Assessment Expected Findings Unexpected Findings (document and notify the provider of any new findings*)
Inspection Flat or rounded contour (protuberant in children until age 4 years)
Intact skin
No visible lesions
Symmetry of shape and color
Skin breakdown
Visible peristalsis
Auscultation Presence of normal bowel sounds Absent bowel sounds
Hyperactive bowel sounds
Hypoactive bowel sounds
Palpation Absence of masses
Absence of pain or tenderness
Voluntary guarding
Involuntary guarding
Masses noted that are not previously documented
Pain on palpation
Rebound tenderness
Genitourinary Absence of pain, urgency, frequency, or retention
Clear, pale-yellow urine
Nondistended bladder
Dark or bloody urine, foul odor, or sediment present
Urinary frequency
Urinary retention, indicated by distended bladder and/or tenderness on palpation
Urinary urgency
*CRITICAL CONDITIONS to report immediately Bloody stools
New or worsening melena
Signs of dehydration
associated with diarrhea and vomiting, such as <30 mL/h urine
Table 27.8 Expected Versus Unexpected Gastrointestinal and Genitourinary Assessment Findings

Validating and Documenting Findings

After completing the abdominal exam, it is important to validate that objective data found on physical exam is in line with the subjective data gathered during patient interview. If there are discrepancies or inconsistences in the findings, it may be necessary to repeat parts of the exam or clarify questions in the patient interview before formulating the diagnosis. This is crucial because if there are gaps or irregularities and a diagnosis is made on the basis of those incorrect findings, the treatment plan may not address the patient’s chief complaint. For example, if a patient reports profuse vomiting during the patient interview, the patient exam should also reflect that. The patient exam should reflect this to validate the data.

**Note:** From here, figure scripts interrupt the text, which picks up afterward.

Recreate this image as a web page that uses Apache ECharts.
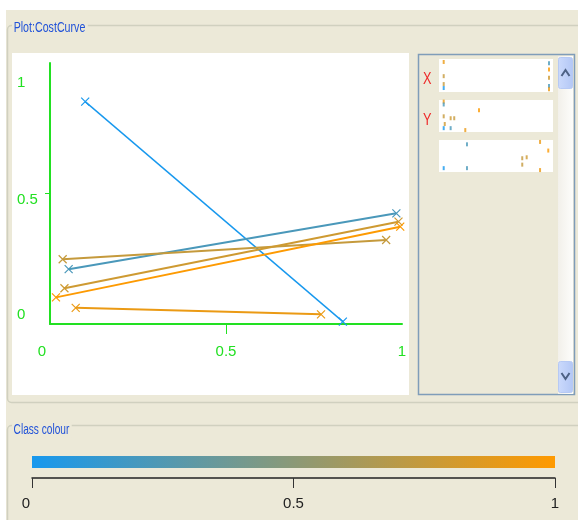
<!DOCTYPE html>
<html>
<head>
<meta charset="utf-8">
<script src="https://cdn.jsdelivr.net/npm/echarts@6/dist/echarts.min.js"></script>
<style>
  html, body { margin: 0; padding: 0; background: #ffffff; }
  #chart { width: 578px; height: 520px; }
</style>
</head>
<body>
<div id="chart"></div>
<script>
// ---- data -------------------------------------------------------------
// Cost curves: one straight segment per curve, coloured by its class value
const curveClass = [0, 0.22, 0.75, 0.79, 0.993, 0.915];
const curveStart = [[0.100, 0.852], [0.053, 0.210], [0.036, 0.248], [0.041, 0.137], [0.017, 0.102], [0.073, 0.062]];
const curveEnd   = [[0.832, 0.009], [0.984, 0.424], [0.955, 0.322], [0.990, 0.392], [0.995, 0.373], [0.770, 0.037]];

// Axis ticks of the cost-curve plot and of the class colour scale
const plotTicks = [0, 0.5, 1];
const colourTicks = [0, 0.5, 1];

// Class colour scale end colours
const classColourLow = '#1798ee';
const classColourHigh = '#ff9a00';

// Attribute strips: [attribute value, jitter row, class value]
const stripX = [
  [0, 0.09, 0.915], [1, 0.13, 0.22], [1, 0.32, 0.993], [0, 0.52, 0.75], [1, 0.57, 0.79],
  [0, 0.76, 0.75], [0, 0.88, 0], [1, 0.82, 0.22], [1, 0.92, 0.915]
];
const stripY = [
  [0, 0.05, 0.915], [0, 0.14, 0.22], [0.335, 0.32, 0.993], [0, 0.51, 0.75], [0.066, 0.57, 0.79],
  [0.10, 0.57, 0.75], [0.01, 0.75, 0.79], [0, 0.88, 0], [0.066, 0.88, 0.22], [0.205, 0.94, 0.915]
];
const stripClass = [
  [0.221, 0.135, 0.221], [0.915, 0.06, 0.915], [0.993, 0.33, 0.993], [0.746, 0.57, 0.746],
  [0.788, 0.54, 0.788], [0.746, 0.77, 0.746], [0, 0.88, 0], [0.221, 0.88, 0.221], [0.915, 0.94, 0.915]
];

// ---- helpers ----------------------------------------------------------
function hexRgb(h) {
  return [parseInt(h.slice(1, 3), 16), parseInt(h.slice(3, 5), 16), parseInt(h.slice(5, 7), 16)];
}
function classColour(t) {
  const a = hexRgb(classColourLow), b = hexRgb(classColourHigh);
  const c = a.map((v, i) => Math.round(v + (b[i] - v) * t));
  return 'rgb(' + c.join(',') + ')';
}

const BEIGE = '#ece9d8';
const GREEN = '#22e022';
const GROUP_LINE = '#d0d0bf';
const TITLE_BLUE = '#2152d8';
const NARROW = '"Liberation Sans Narrow", "Liberation Sans", sans-serif';
const CROSS = 'path://M0,0L10,10M10,0L0,10';

const chart = echarts.init(document.getElementById('chart'), null, { renderer: 'canvas' });

// ---- series -----------------------------------------------------------
const series = [];
curveClass.forEach((c, i) => {
  const col = classColour(c);
  series.push({
    type: 'line',
    xAxisIndex: 0, yAxisIndex: 0,
    data: [curveStart[i], curveEnd[i]],
    symbol: CROSS,
    symbolSize: 8,
    showSymbol: true,
    lineStyle: { color: col, width: c === 0 ? 1.4 : 2 },
    itemStyle: { color: 'rgba(0,0,0,0)', borderColor: col, borderWidth: 1.2 },
    silent: true,
    animation: false,
    z: 3
  });
});

[stripX, stripY, stripClass].forEach((strip, k) => {
  series.push({
    type: 'scatter',
    xAxisIndex: k + 1, yAxisIndex: k + 1,
    data: strip.map(d => ({ value: [d[0], d[1]], itemStyle: { color: classColour(d[2]) } })),
    symbol: 'rect',
    symbolSize: [2, 4],
    silent: true,
    animation: false
  });
});

// Class colour bar drawn across the 0..1 range of its axis
series.push({
  type: 'custom',
  xAxisIndex: 4, yAxisIndex: 4,
  data: [[0, 1]],
  silent: true,
  animation: false,
  renderItem: function (params, api) {
    const s = api.coord([0, 1]);
    const e = api.coord([1, 1]);
    return {
      type: 'rect',
      shape: { x: s[0], y: params.coordSys.y, width: e[0] - s[0], height: 12 },
      style: {
        fill: new echarts.graphic.LinearGradient(0, 0, 1, 0, [
          { offset: 0, color: classColourLow },
          { offset: 1, color: classColourHigh }
        ])
      }
    };
  }
});

// ---- axes ---------------------------------------------------------------
const hidden = { show: false };
const stripAxisX = i => ({ gridIndex: i, type: 'value', min: 0, max: 1, show: false });
const stripAxisY = i => ({ gridIndex: i, type: 'value', min: 0, max: 1, inverse: true, show: false });

const option = {
  animation: false,
  backgroundColor: '#ffffff',
  grid: [
    { left: 50, top: 63, width: 352, height: 261 },
    { left: 443.7, top: 59, width: 105.3, height: 33 },
    { left: 443.7, top: 100, width: 105.3, height: 32 },
    { left: 443.7, top: 140, width: 105.3, height: 32 },
    { left: 32, top: 456, width: 523, height: 22 }
  ],
  xAxis: [
    {
      gridIndex: 0, type: 'value', min: plotTicks[0], max: plotTicks[2], interval: 0.5,
      axisLine: { show: true, lineStyle: { color: GREEN, width: 2 } },
      axisTick: { show: true, customValues: [plotTicks[1]], length: 10, lineStyle: { color: GREEN, width: 1 } },
      axisLabel: {
        color: GREEN, fontFamily: NARROW, fontSize: 15, margin: 20,
        formatter: v => v === 0 ? '{l|0}' : String(v),
        rich: { l: { color: GREEN, fontFamily: NARROW, fontSize: 15, padding: [0, 16, 0, 0] } }
      },
      splitLine: hidden
    },
    stripAxisX(1), stripAxisX(2), stripAxisX(3),
    {
      gridIndex: 4, type: 'value', min: colourTicks[0], max: colourTicks[2], interval: 0.5,
      axisLine: { show: true, lineStyle: { color: '#222', width: 1.5 } },
      axisTick: { show: true, length: 10, lineStyle: { color: '#333', width: 1 } },
      axisLabel: {
        color: '#222', fontFamily: NARROW, fontSize: 15, margin: 18,
        formatter: v => v === 0 ? '{l|0}' : String(v),
        rich: { l: { color: '#222', fontFamily: NARROW, fontSize: 15, padding: [0, 12, 0, 0] } }
      },
      splitLine: hidden
    }
  ],
  yAxis: [
    {
      gridIndex: 0, type: 'value', min: plotTicks[0], max: plotTicks[2], interval: 0.5,
      axisLine: { show: true, lineStyle: { color: GREEN, width: 2 } },
      axisTick: { show: true, customValues: [plotTicks[1]], length: 5, lineStyle: { color: GREEN, width: 1 } },
      axisLabel: {
        color: GREEN, fontFamily: NARROW, fontSize: 15, margin: 33, align: 'left',
        formatter: v => v === 1 ? '{a|1}' : v === 0 ? '{b|0}' : '{c|0.5}',
        rich: {
          a: { color: GREEN, fontFamily: NARROW, fontSize: 15, padding: [40, 0, 0, 0] },
          b: { color: GREEN, fontFamily: NARROW, fontSize: 15, padding: [0, 0, 18, 0] },
          c: { color: GREEN, fontFamily: NARROW, fontSize: 15, padding: [13, 0, 0, 0] }
        }
      },
      splitLine: hidden
    },
    stripAxisY(1), stripAxisY(2), stripAxisY(3),
    { gridIndex: 4, type: 'value', min: 0, max: 1, show: false }
  ],
  series: series,
  graphic: [
    // window background
    { type: 'rect', z: -10, shape: { x: 6, y: 10, width: 580, height: 520 }, style: { fill: BEIGE } },
    // "Plot:CostCurve" group box
    { type: 'rect', z: -9, shape: { x: 7.5, y: 25.5, width: 640, height: 377, r: 4 }, style: { fill: BEIGE, stroke: GROUP_LINE, lineWidth: 1.5 } },
    { type: 'text', z: -8, x: 12, y: 28, scaleX: 0.82, scaleY: 1.1, style: { text: 'Plot:CostCurve', fill: TITLE_BLUE, font: '13px ' + NARROW, verticalAlign: 'middle', backgroundColor: BEIGE, padding: [0, 3, 0, 2] } },
    // white plot canvas
    { type: 'rect', z: -8, shape: { x: 12, y: 53, width: 397, height: 342 }, style: { fill: '#ffffff' } },
    // attribute panel
    { type: 'rect', z: -8, shape: { x: 418.5, y: 54.5, width: 156, height: 340 }, style: { fill: BEIGE, stroke: '#7f9db9', lineWidth: 1.5 } },
    { type: 'rect', z: -7, shape: { x: 439, y: 59, width: 114, height: 33 }, style: { fill: '#ffffff' } },
    { type: 'rect', z: -7, shape: { x: 439, y: 100, width: 114, height: 32 }, style: { fill: '#ffffff' } },
    { type: 'rect', z: -7, shape: { x: 439, y: 140, width: 114, height: 32 }, style: { fill: '#ffffff' } },
    { type: 'text', z: -7, x: 423, y: 79, scaleX: 0.85, scaleY: 1.15, style: { text: 'X', fill: '#ee2a2a', font: '15px ' + NARROW, verticalAlign: 'middle' } },
    { type: 'text', z: -7, x: 423, y: 120, scaleX: 0.85, scaleY: 1.15, style: { text: 'Y', fill: '#ee2a2a', font: '15px ' + NARROW, verticalAlign: 'middle' } },
    // scrollbar
    { type: 'rect', z: -7, shape: { x: 558, y: 56, width: 15, height: 338 },
      style: { fill: new echarts.graphic.LinearGradient(0, 0, 1, 0, [{ offset: 0, color: '#f2f0ea' }, { offset: 1, color: '#fdfdfb' }]) } },
    { type: 'rect', z: -6, shape: { x: 558.5, y: 57.5, width: 14, height: 31, r: 2 },
      style: { fill: new echarts.graphic.LinearGradient(0, 0, 1, 0, [{ offset: 0, color: '#cbdafc' }, { offset: 1, color: '#b3c7f5' }]), stroke: '#b6c9f4', lineWidth: 1 } },
    { type: 'polyline', z: -5, shape: { points: [[561.5, 76], [565.5, 70], [569.5, 76]] }, style: { stroke: '#4d6185', lineWidth: 2, fill: null } },
    { type: 'rect', z: -6, shape: { x: 558.5, y: 361.5, width: 14, height: 31, r: 2 },
      style: { fill: new echarts.graphic.LinearGradient(0, 0, 1, 0, [{ offset: 0, color: '#cbdafc' }, { offset: 1, color: '#b3c7f5' }]), stroke: '#b6c9f4', lineWidth: 1 } },
    { type: 'polyline', z: -5, shape: { points: [[561.5, 373], [565.5, 379], [569.5, 373]] }, style: { stroke: '#4d6185', lineWidth: 2, fill: null } },
    // "Class colour" group box
    { type: 'rect', z: -9, shape: { x: 7.5, y: 425.5, width: 640, height: 200, r: 4 }, style: { fill: BEIGE, stroke: GROUP_LINE, lineWidth: 1.5 } },
    { type: 'text', z: -8, x: 12, y: 430, scaleX: 0.78, scaleY: 1.1, style: { text: 'Class colour', fill: TITLE_BLUE, font: '13px ' + NARROW, verticalAlign: 'middle', backgroundColor: BEIGE, padding: [0, 3, 0, 2] } }
  ]
};

chart.setOption(option);
</script>
</body>
</html>
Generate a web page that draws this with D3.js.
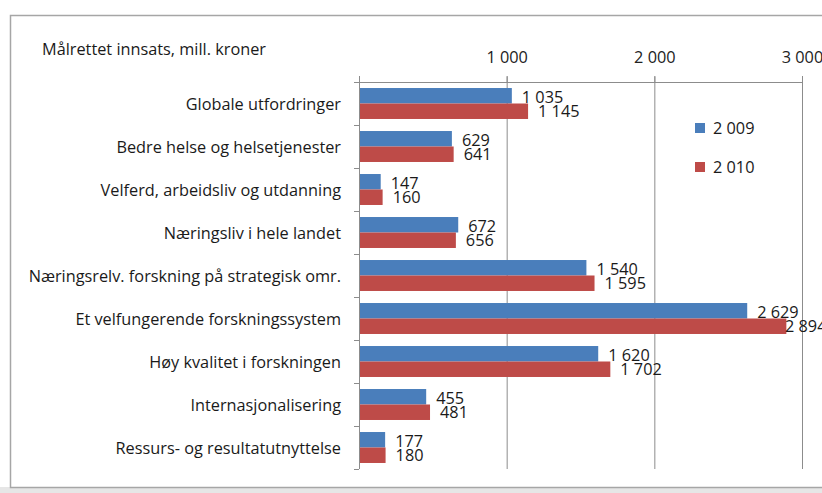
<!DOCTYPE html>
<html>
<head>
<meta charset="utf-8">
<script src="https://cdn.jsdelivr.net/npm/d3@7"></script>
<style>
  body { margin: 0; background: #fff; }
  svg { display: block; font-family: "Open Sans", sans-serif; }
</style>
</head>
<body>
<svg id="chart" width="822" height="493"></svg>
<script>
// categories, top to bottom
var categories = [
  "Globale utfordringer",
  "Bedre helse og helsetjenester",
  "Velferd, arbeidsliv og utdanning",
  "Næringsliv i hele landet",
  "Næringsrelv. forskning på strategisk omr.",
  "Et velfungerende forskningssystem",
  "Høy kvalitet i forskningen",
  "Internasjonalisering",
  "Ressurs- og resultatutnyttelse"
];
var seriesNames = ["2 009", "2 010"];
var values2009 = [1035, 629, 147, 672, 1540, 2629, 1620, 455, 177];
var values2010 = [1145, 641, 160, 656, 1595, 2894, 1702, 481, 180];
var tickValues = [1000, 2000, 3000];
var colors = ["#4a7ebb", "#be4b48"];

var W = 822, H = 493;
var margin = { top: 82, right: 20, bottom: 24, left: 359 };
var FS = 16.3;
var svg = d3.select("#chart");

// chart frame + bottom shadow
svg.append("rect").attr("x", 0).attr("y", H - 6).attr("width", W).attr("height", 6).attr("fill", "#e6e6e6");
svg.append("rect")
  .attr("x", 10.5).attr("y", 15.5).attr("width", W + 10).attr("height", 472)
  .attr("fill", "#fff").attr("stroke", "#a6a6a6").attr("stroke-width", 1.5);

var x = d3.scaleLinear().domain([0, 3000]).range([margin.left, margin.left + 443]);
var y = d3.scaleBand().domain(categories).range([margin.top, H - margin.bottom]).paddingInner(0.28).paddingOuter(0.14);
var ySub = d3.scaleBand().domain([0, 1]).range([0, y.bandwidth()]);

var fmt = function(v) { return d3.format(",")(v).replace(/,/g, " "); };

// gridlines
svg.append("g").selectAll("line").data(tickValues).join("line")
  .attr("x1", d => x(d) + 0.5).attr("x2", d => x(d) + 0.5)
  .attr("y1", margin.top - 6).attr("y2", H - margin.bottom)
  .attr("stroke", "#8c8c8c").attr("stroke-width", 1);

// top axis
var xAxis = svg.append("g").attr("transform", "translate(0," + (margin.top + 0.5) + ")")
  .call(d3.axisTop(x).tickValues(tickValues).tickFormat(fmt).tickSize(6).tickPadding(14));
xAxis.select(".domain").attr("stroke", "#8c8c8c").attr("d", "M" + (margin.left - 5) + ",0H" + (margin.left + 443));
xAxis.selectAll(".tick line").attr("stroke", "#8c8c8c");
xAxis.selectAll("text").attr("font-size", FS).attr("fill", "#222").attr("font-family", "Open Sans, sans-serif");

// left axis line with category boundary ticks
var step = y.step();
var boundaries = d3.range(categories.length + 1).map(i => margin.top + i * step);
svg.append("line").attr("x1", margin.left + 0.5).attr("x2", margin.left + 0.5)
  .attr("y1", margin.top - 6).attr("y2", H - margin.bottom).attr("stroke", "#8c8c8c");
svg.append("g").selectAll("line").data(boundaries).join("line")
  .attr("x1", margin.left - 5).attr("x2", margin.left)
  .attr("y1", d => Math.round(d) + 0.5).attr("y2", d => Math.round(d) + 0.5)
  .attr("stroke", "#8c8c8c");

// category labels
svg.append("g").selectAll("text").data(categories).join("text")
  .attr("x", margin.left - 18)
  .attr("y", d => y(d) + y.bandwidth() / 2 + 1)
  .attr("dy", "0.35em")
  .attr("text-anchor", "end")
  .attr("font-size", FS)
  .attr("fill", "#1a1a1a")
  .text(d => d);

// bars
var series = [values2009, values2010];
series.forEach(function(vals, s) {
  var g = svg.append("g");
  g.selectAll("rect").data(vals).join("rect")
    .attr("x", x(0) + 1)
    .attr("y", (d, i) => y(categories[i]) + ySub(s))
    .attr("width", d => x(d) - x(0) - 1)
    .attr("height", ySub.bandwidth())
    .attr("fill", colors[s]);
  g.selectAll("text").data(vals).join("text")
    .attr("x", d => Math.min(x(d) + 10, W - 37))
    .attr("y", (d, i) => y(categories[i]) + ySub(s) + ySub.bandwidth() / 2 + (s === 0 ? 2 : 0))
    .attr("dy", "0.35em")
    .attr("font-size", FS)
    .attr("fill", "#1a1a1a")
    .text(d => fmt(d));
});

// legend
var legend = svg.append("g").selectAll("g").data(seriesNames).join("g")
  .attr("transform", (d, i) => "translate(695," + (123 + i * 39) + ")");
legend.append("rect").attr("width", 10).attr("height", 10).attr("fill", (d, i) => colors[i]);
legend.append("text").attr("x", 18).attr("y", 5).attr("dy", "0.35em")
  .attr("font-size", FS).attr("fill", "#1a1a1a").text(d => d);

// title
svg.append("text").attr("x", 42).attr("y", 55)
  .attr("font-size", FS).attr("fill", "#1a1a1a")
  .text("Målrettet innsats, mill. kroner");
</script>
</body>
</html>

Documentation should be described using the quadrants as a reference. For example, “Rebound tenderness felt with light palpation in the right lower quadrant (RLQ).” Documentation should include results of the following:

  • auscultation: description of bowel sounds (normal bowel sounds, hyperactive, hypoactive or absent), bruits
  • inspection: shape and contour, skin coloring, visible veins, evidence of bruising, any medical devices such as ostomy bags or gastronomy tubes
  • palpation: Both light and deep palpation findings should be documented. Note any masses felt and location on the abdomen. Tenderness and rebound tenderness should also be documented.
  • percussion: Sounds heard over each quadrant with percussion may include tympanic sounds over air- and fluid-filled spaces, or dullness over solid organs.